Pakistan State Oil Company Limited (PSO) has proposed to the Federal Board of Revenue (FBR) to specifically exempt withholding tax at import stage on the LNG products in budget (2016-17) by also including the same under clause (56) of Part IV of 2nd schedule of Income Tax Ordinance, 2001, or alternatively the tax rate be reduced to 0.5 percent.
According to the budget proposals of the PSO submitted to the FBR for consideration in 2016-17, various POL Products have been specifically exempted from withholding tax at Import stage applicable under section 148 read with clause 56 of Part IV of 2nd schedule of the Income Tax Ordinance, 2001. The LNG product is not covered under the aforementioned exemption; therefore, it is suggested to exempt withholding tax at import stage on the LNG product by also including the same under clause (56) of Part IV of 2nd schedule of Income Tax Ordinance, 2001, or alternatively the tax rate be reduced to 0.5 percent.
It proposed that the minimum Tax under section 113 requires a company to pay tax @ 0.5% on turnover. The definition of turnover does not include Sales Tax as it is merely a collection on behalf of government and not a revenue item. Similarly, Petroleum levy should also be excluded from the definition of Turnover. Further since OMCs operate with very thin regulated margins, the provision of section 113 shall not be applicable on OMCs or the rate be reduced to 0.2 percent.
Companies are required to deposit withholding income tax in government treasury on a weekly basis under rule 43, clause b. This was previously required on a fortnightly basis. This weekly requirement has really overburdened tax payers with weekly reconciliations etc in this respect. PSO recommends that law should be suitably amended to provide for payment of advance tax twice a month within one week of each fortnight since this amendment will not have any adverse effect on Government Revenue and will only facilitate clerical workings for Tax Payers, it proposed.
The Income Tax Ordinance previously allowed taxpayers to get stay of demand in an audit on payment of 15% of the principal amount of tax. This provision should be reinstated keeping in view the multiple audit culture currently prevailing at the FBR. All intercompany dividends should be exempted from tax as it virtually results in double taxation, it proposed.
Employers' contribution in the recognised provident fund in excess of Rs 100,000 per annum is considered taxable. Since salary is taxable on receipt basis this provision results in taxability of salary on accrual basis and accordingly such ceiling needs to be removed. In case there is any concrete reason to keep the limit then the amount of limit should be revised upwards to Rs 500,000 cater for the inflation effects. Exemption of Income of Workers Profit Participation Fund should be explicitly mentioned in Income Tax Ordinance, 2001.

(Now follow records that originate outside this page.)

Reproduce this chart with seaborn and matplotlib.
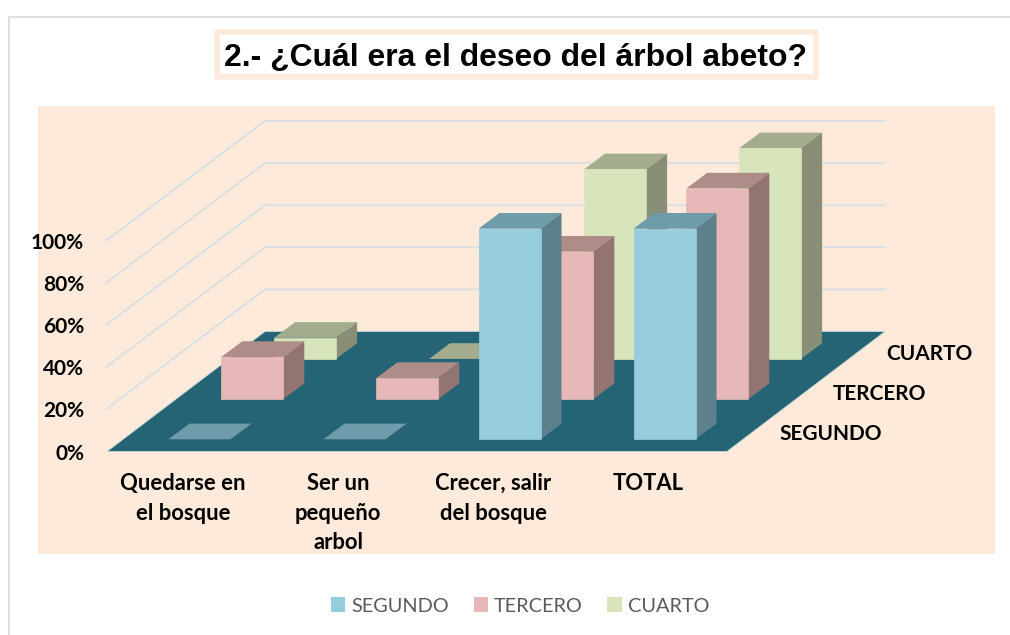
import matplotlib
matplotlib.use("Agg")
import matplotlib.pyplot as plt
from matplotlib.patches import Patch, Polygon, Rectangle
import numpy as np
import seaborn as sns

## Datos

categorias = ["Quedarse en\nel bosque", "Ser un\npequeño\narbol", "Crecer, salir\ndel bosque", "TOTAL"]
series = ["SEGUNDO", "TERCERO", "CUARTO"]
segundo = [0, 0, 100, 100]
tercero = [20, 10, 70, 100]
cuarto = [10, 0, 90, 100]
ticks = [0, 20, 40, 60, 80, 100]
titulo = "2.- ¿Cuál era el deseo del árbol abeto?"

## Colores: (frente, lado, tapa)

COLORES = {
    "SEGUNDO": ("#95cddd", "#5c808c", "#6f9cab"),
    "TERCERO": ("#e6b9b8", "#927473", "#ae8c88"),
    "CUARTO": ("#d8e4bc", "#898f77", "#a3ad8e"),
}
PANEL = "#fdeada"
PISO = "#246475"
REJILLA = "#dcdfe2"

# escala de la proyeccion oblicua, en pixeles de la imagen
PX_CAT = 155.0
PX_PCT = 2.106
X0 = 199.5
Y0 = 439.3
ANCHO = 0.4
PROF_X = 21 / PX_CAT
PROF_Y = 15.7 / PX_PCT
SERIE_X = 52.8 / PX_CAT
SERIE_Y = 40.2 / PX_PCT

sns.set_theme(style="white")
plt.rcParams["font.family"] = ["Lato", "DejaVu Sans"]

fig = plt.figure(figsize=(10.10, 6.35), dpi=100)

# Fondo en pixeles: marco, panel, paredes, piso y textos
fondo = fig.add_axes([0, 0, 1, 1])
fondo.set_xlim(0, 1010)
fondo.set_ylim(635, 0)
fondo.axis("off")

fondo.plot([8.5, 8.5, 1010], [635, 16.5, 16.5], color="#d9d9d9", lw=1.2)
fondo.add_patch(Rectangle((38, 106), 957, 448, fc=PANEL, ec="none"))

# Rejilla de las paredes
for t in ticks[1:]:
    y = 451.5 - t * PX_PCT
    fondo.plot([106, 265, 885], [y, y - 120, y - 120], color=REJILLA, lw=1.4)

fondo.add_patch(Polygon([(107, 451.5), (727, 451.5), (885, 331.5), (265, 331.5)],
                        fc=PISO, ec="#c9d6d6", lw=0.6))

# Titulo
fondo.add_patch(Rectangle((216.5, 31.5), 599, 45, fc="white", ec=PANEL, lw=4, joinstyle="round"))
fondo.text(515.5, 58, titulo, ha="center", va="center", fontsize=22.95, fontweight="bold",
           family="Liberation Sans", color="black")

# Etiquetas de los ejes
for t in ticks:
    fondo.text(84, 453.5 - t * PX_PCT, f"{t}%", ha="right", va="center",
               fontsize=15, fontweight="bold", color="black")

for i, cat in enumerate(categorias):
    for j, linea in enumerate(cat.split("\n")):
        fondo.text(183 + i * PX_CAT, 483.5 + j * 29.7, linea, ha="center", va="center",
                   fontsize=15.8, fontweight="bold", color="black")

for s, nombre in enumerate(series):
    fondo.text(779 + s * 53.5, 434.5 - s * 40.5, nombre, ha="left", va="center",
               fontsize=15, fontweight="bold", color="black")

# Barras: cada serie se dibuja de atras hacia adelante
ax = fig.add_axes([0, 0, 1, 1], facecolor="none")

valores = {"SEGUNDO": segundo, "TERCERO": tercero, "CUARTO": cuarto}
posiciones = np.arange(len(categorias), dtype=float)

for s in reversed(range(len(series))):
    nombre = series[s]
    vals = np.array(valores[nombre], dtype=float)
    frente, lado, tapa = COLORES[nombre]
    xs = posiciones + s * SERIE_X
    base = s * SERIE_Y
    z = 10 - s

    for x, v in zip(xs, vals):
        izq, der = x - ANCHO / 2, x + ANCHO / 2
        ax.add_patch(Polygon([(izq, base + v), (der, base + v),
                              (der + PROF_X, base + v + PROF_Y), (izq + PROF_X, base + v + PROF_Y)],
                             fc=tapa, ec="none", zorder=z))
        if v > 0:
            ax.add_patch(Polygon([(der, base), (der + PROF_X, base + PROF_Y),
                                  (der + PROF_X, base + v + PROF_Y), (der, base + v)],
                                 fc=lado, ec="none", zorder=z))

    visibles = vals > 0
    sns.barplot(x=xs[visibles], y=vals[visibles], bottom=base, native_scale=True, width=ANCHO,
                color=frente, saturation=1, errorbar=None, edgecolor=frente, linewidth=0.5,
                zorder=z + 0.5, ax=ax)

ax.set_xlim((0 - X0) / PX_CAT, (1010 - X0) / PX_CAT)
ax.set_ylim((Y0 - 635) / PX_PCT, Y0 / PX_PCT)
ax.axis("off")

# Leyenda
manejadores = [Patch(fc=COLORES[n][0], ec="none", label=n) for n in series]
fondo.legend(handles=manejadores, loc="center", bbox_to_anchor=(520, 606),
             bbox_transform=fondo.transData, ncol=3, frameon=False, fontsize=14.3,
             labelcolor="#595959", handlelength=0.72, handleheight=0.72,
             handletextpad=0.3, columnspacing=1.25)

fig.savefig("out.png", dpi=100)
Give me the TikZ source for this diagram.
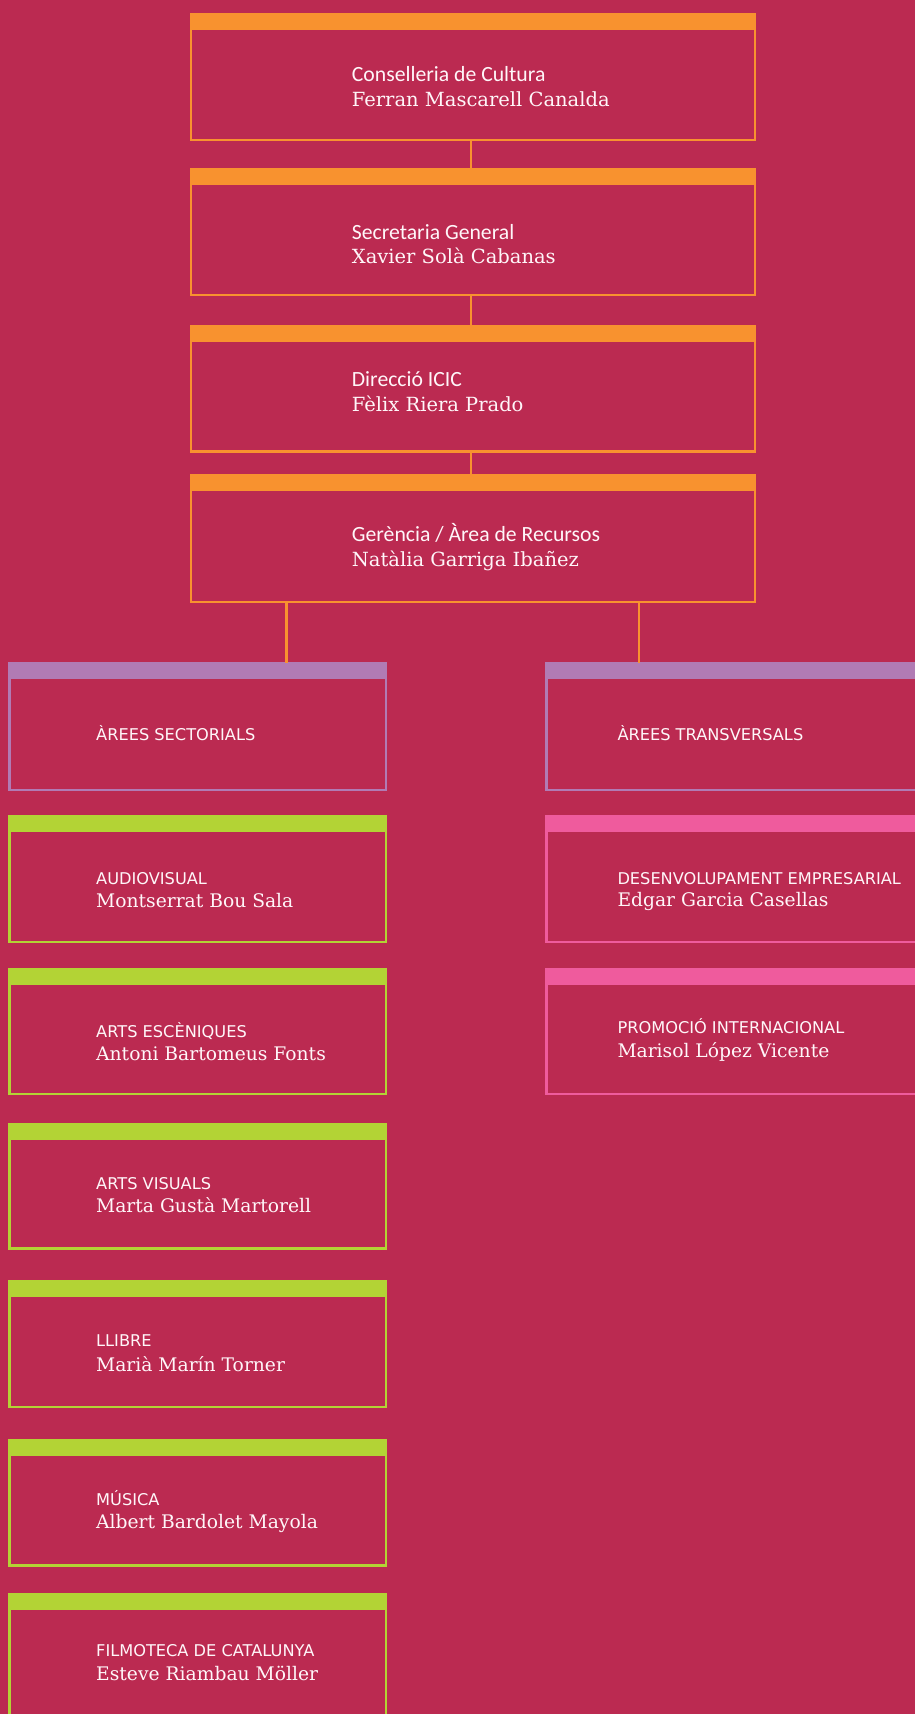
\documentclass[tikz,border=0pt]{standalone}
\usepackage{fontspec}
\newfontfamily\titlefont{Carlito}
\newfontfamily\capsfont{DejaVu Sans}
\newfontfamily\namefont{DejaVu Serif}
\definecolor{bgc}{RGB}{187,42,81}
\definecolor{orng}{RGB}{248,146,47}
\definecolor{lilac}{RGB}{177,123,180}
\definecolor{lime}{RGB}{179,211,53}
\definecolor{pinkc}{RGB}{239,91,157}
\definecolor{txt}{RGB}{255,246,249}
\tikzset{
  obox/.style={draw=#1, line width=2.5pt, inner sep=0pt, outer sep=0pt, anchor=north west,
    path picture={\fill[#1] (path picture bounding box.north west) rectangle ([yshift=-15.75pt]path picture bounding box.north east);}},
  ttllab/.style={anchor=base west, inner sep=0pt, text=txt, font=\titlefont\fontsize{21.7}{26}\selectfont},
  caplab/.style={anchor=base west, inner sep=0pt, text=txt, font=\capsfont\fontsize{16.2}{20}\selectfont},
  nmtop/.style={anchor=base west, inner sep=0pt, text=txt, font=\namefont\fontsize{19.5}{24}\selectfont},
  nmlab/.style={anchor=base west, inner sep=0pt, text=txt, font=\namefont\fontsize{18.7}{23}\selectfont},
  connline/.style={draw=orng, line width=2.3pt}
}
\newcommand\obx[6]{\node[obox=#6, minimum width={(#4-#2-2.5)*1pt}, minimum height={(#5-#3-2.5)*1pt}] (#1) at (#2+1.25,#3+1.25) {};}
\begin{document}
\begin{tikzpicture}[x=1pt,y=-1pt]
\useasboundingbox (0,0) rectangle (915,1714);
\fill[bgc] (0,0) rectangle (915,1714);
% top chain
\obx{b1}{189.5}{13}{756}{141}{orng}
\obx{b2}{189.5}{167.7}{756}{296.3}{orng}
\obx{b3}{189.5}{324.7}{756}{452.6}{orng}
\obx{b4}{189.5}{474}{756}{603.3}{orng}
% left column
\obx{sec}{8}{662}{387}{791}{lilac}
\obx{aud}{8}{815}{387}{943}{lime}
\obx{esc}{8}{967.5}{387}{1095.4}{lime}
\obx{vis}{8}{1122.7}{387}{1249.5}{lime}
\obx{lli}{8}{1280}{387}{1408}{lime}
\obx{mus}{8}{1438.7}{387}{1566.7}{lime}
\obx{fil}{8}{1593.3}{387}{1724}{lime}
% right column
\obx{tra}{545}{662}{930}{791}{lilac}
\obx{des}{545}{815}{930}{943.3}{pinkc}
\obx{pro}{545}{967.7}{930}{1095.3}{pinkc}
% connectors
\coordinate (jm) at (471,0);
\coordinate (jl) at (286.5,0);
\coordinate (jr) at (638.7,0);
\draw[connline] (b1.south -| jm) -- (b2.north -| jm);
\draw[connline] (b2.south -| jm) -- (b3.north -| jm);
\draw[connline] (b3.south -| jm) -- (b4.north -| jm);
\draw[connline] (b4.south -| jl) -- (sec.north -| jl);
\draw[connline] (b4.south -| jr) -- (tra.north -| jr);
% texts
\node[ttllab] (b1a) at (351.7,81.7) {Conselleria de Cultura};
\node[nmtop] (b1b) at (351.7,106.7) {Ferran Mascarell Canalda};
\node[ttllab] (b2a) at (351.7,239) {Secretaria General};
\node[nmtop] (b2b) at (351.7,263) {Xavier Solà Cabanas};
\node[ttllab] (b3a) at (351.7,386.7) {Direcció ICIC};
\node[nmtop] (b3b) at (351.7,411.7) {Fèlix Riera Prado};
\node[ttllab] (b4a) at (351.7,541.7) {Gerència / Àrea de Recursos};
\node[nmtop] (b4b) at (351.7,566) {Natàlia Garriga Ibañez};
\node[caplab] (seca) at (96,740.7) {ÀREES SECTORIALS};
\node[caplab] (auda) at (96,884) {AUDIOVISUAL};
\node[nmlab] (audb) at (96,907.7) {Montserrat Bou Sala};
\node[caplab] (esca) at (96,1037) {ARTS ESCÈNIQUES};
\node[nmlab] (escb) at (96,1060) {Antoni Bartomeus Fonts};
\node[caplab] (visa) at (96,1189) {ARTS VISUALS};
\node[nmlab] (visb) at (96,1212) {Marta Gustà Martorell};
\node[caplab] (llia) at (96,1346.7) {LLIBRE};
\node[nmlab] (llib) at (96,1371.7) {Marià Marín Torner};
\node[caplab] (musa) at (96,1505) {MÚSICA};
\node[nmlab] (musb) at (96,1528.3) {Albert Bardolet Mayola};
\node[caplab] (fila) at (96,1656.7) {FILMOTECA DE CATALUNYA};
\node[nmlab] (filb) at (96,1680) {Esteve Riambau Möller};
\node[caplab] (traa) at (617.3,740.7) {ÀREES TRANSVERSALS};
\node[caplab] (desa) at (617.3,884.3) {DESENVOLUPAMENT EMPRESARIAL};
\node[nmlab] (desb) at (617.3,906.7) {Edgar Garcia Casellas};
\node[caplab] (proa) at (617.3,1033.3) {PROMOCIÓ INTERNACIONAL};
\node[nmlab] (prob) at (617.3,1057.3) {Marisol López Vicente};
\end{tikzpicture}
\end{document}
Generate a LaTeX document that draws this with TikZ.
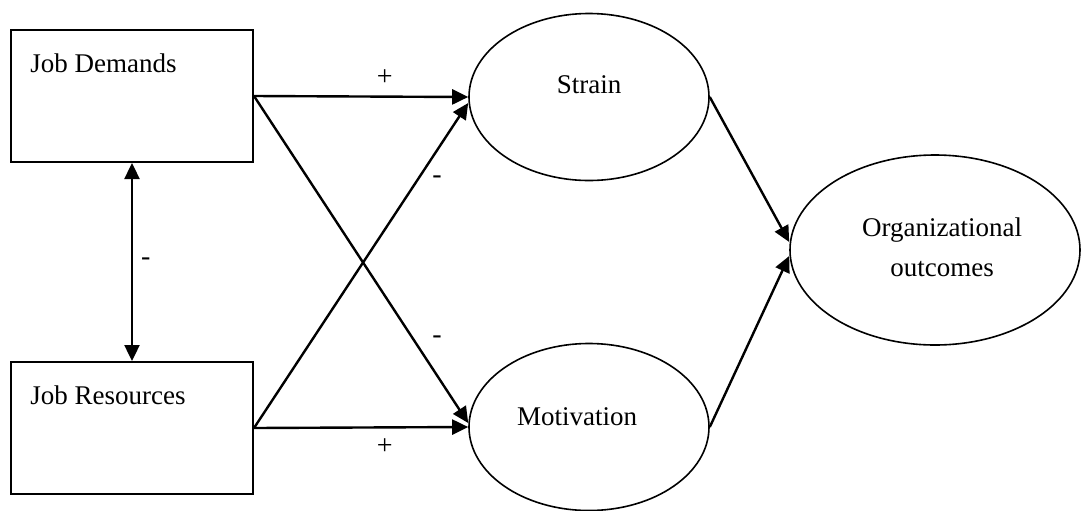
\documentclass[tikz,border=0pt]{standalone}
\usepackage{fontspec}
\setmainfont{Liberation Serif}
\usetikzlibrary{positioning}
\usetikzlibrary{shapes.geometric}
\usetikzlibrary{arrows.meta}
\tikzset{
  % A construct measured directly: plain box, name in the top left corner
  construct/.style={
    draw=black, line width=1pt, rectangle, inner sep=0pt,
    minimum width=121pt, minimum height=66pt},
  % A latent state or outcome
  latent/.style={
    draw=black, line width=0.8pt, ellipse, inner sep=0pt,
    minimum width=#1},
  % Paths between constructs
  link/.style={-{Triangle[length=8pt,width=7.5pt]}, line width=1.2pt},
  twoway/.style={{Triangle[length=8pt,width=7.5pt]}-{Triangle[length=8pt,width=7.5pt]}, line width=1.2pt},
  sign/.style={font=\fontsize{14}{16}\selectfont, inner sep=1pt},
  caption/.style={font=\fontsize{13.5}{16}\selectfont, inner sep=0pt},
}

\begin{document}
\begin{tikzpicture}[x=0.5pt, y=-0.5pt]

\useasboundingbox (0,0) rectangle (1083,510);

\node[construct] (demands) at (132,96) {};
\node[caption, anchor=west] (demandstext) at ([xshift=10pt,yshift=-17pt]demands.north west) {Job Demands};

\node[construct] (resources) at (132,428) {};
\node[caption, anchor=west] (resourcestext) at ([xshift=10pt,yshift=-17pt]resources.north west) {Job Resources};

\node[latent=120pt, minimum height=83.5pt] (strain) at (589,97) {};
\node[caption] (straintext) at ([yshift=6pt]strain.center) {Strain};

\node[latent=120pt, minimum height=83.5pt] (motivation) at (589,427) {};
\node[caption] (motivationtext) at ([xshift=-6pt,yshift=5pt]motivation.center) {Motivation};

\node[latent=145pt, minimum height=95pt] (outcomes) at (935,250) {};
\node[caption, align=center, font=\fontsize{13.5}{20}\selectfont] (outcomestext)
  at ([xshift=3.5pt,yshift=1.5pt]outcomes.center) {Organizational\\outcomes};

\draw[twoway] (demands.south) -- node[sign, right=3pt]{-} (resources.north);

\draw[link] (demands.east) -- node[sign, pos=0.61, above=4pt]{+} (strain.west);
\draw[link] (demands.east) -- ([yshift=2pt]motivation.west);
\draw[link] (resources.east) -- ([yshift=-3pt]strain.west);
\draw[link] (resources.east) -- node[sign, pos=0.61, below=4pt]{+} (motivation.west);

\node[sign] (minusstrain) at (437,180) {-};
\node[sign] (minusmotivation) at (437,340) {-};

\draw[link] (strain.east) -- ([yshift=4pt]outcomes.west);
\draw[link] (motivation.east) -- ([yshift=-3pt]outcomes.west);

\end{tikzpicture}
\end{document}
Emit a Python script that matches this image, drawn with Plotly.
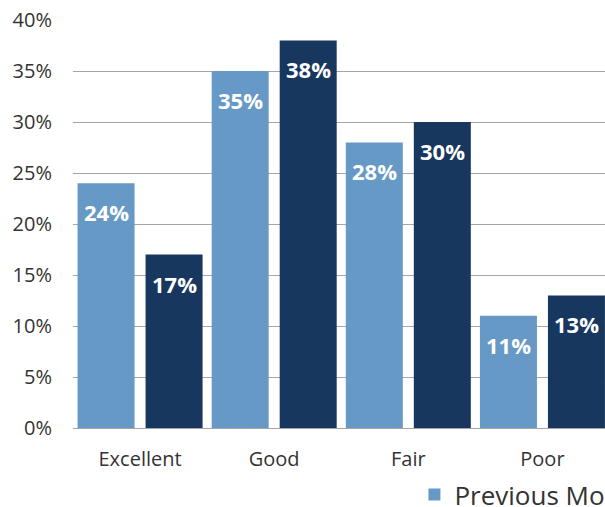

SALES TAX ACT, 1990: Any input tax disallowed due to non payment of sales tax invoice within 180 days should be allowed when payment is actually made.
Section 8 debars a registered person - buyer from claiming input tax if the supplier has not deposited the relevant sales tax on the transaction. This bar should be eliminated as buyer cannot check from every supplier whether he has deposited sales tax on the relevant transaction to the FBR or not.
Section 7(1) of the Sales Tax Act, 1990 allows input tax adjustment up to six months (from the month in which the invoice was issued). This limit was previously up to twelve months. It is recommended that the limit of 6 months be extended to 12 months. A registered person will not be deprived of claiming his legitimate input tax without causing any loss of revenue to the government.
The Federal Government has been collecting sales tax on toll manufacturing charges as it has repeatedly defined/clarified that the toll manufacturing activity falls under the definition of manufacturing. The provincial governments have also brought the toll manufacturing activity under the ambit of services and have made it subject to sales tax under the respective Sales Tax Acts. This tantamount to duplication of sales tax as the taxpayer is now required to pay sales tax at the standard rate to both federal and provincial governments. It is proposed that Federal and Provincial Governments should reconcile their differences and decide among themselves about the correct authority to collect sales tax on toll manufacturing activity so that a registered person is not subject to duplication of sales tax, PSO proposed.
The revision of Sales Tax Return for any error or omission is subject to the prior approval of the Commissioner Inland Revenue within 120 days of filing of original return. It is proposed that provisions for auto revision may be restored and the time limit of 120 days for applying revision of return may be enhanced to 12 months as the existing provisions seems to be very harsh and against the principles of equity and nature justice. Sales Tax Special Procedures Rules, 2007 should be amended to allow PSO to issue sales tax invoice to its customers on the trading of lubricating oil, it proposed.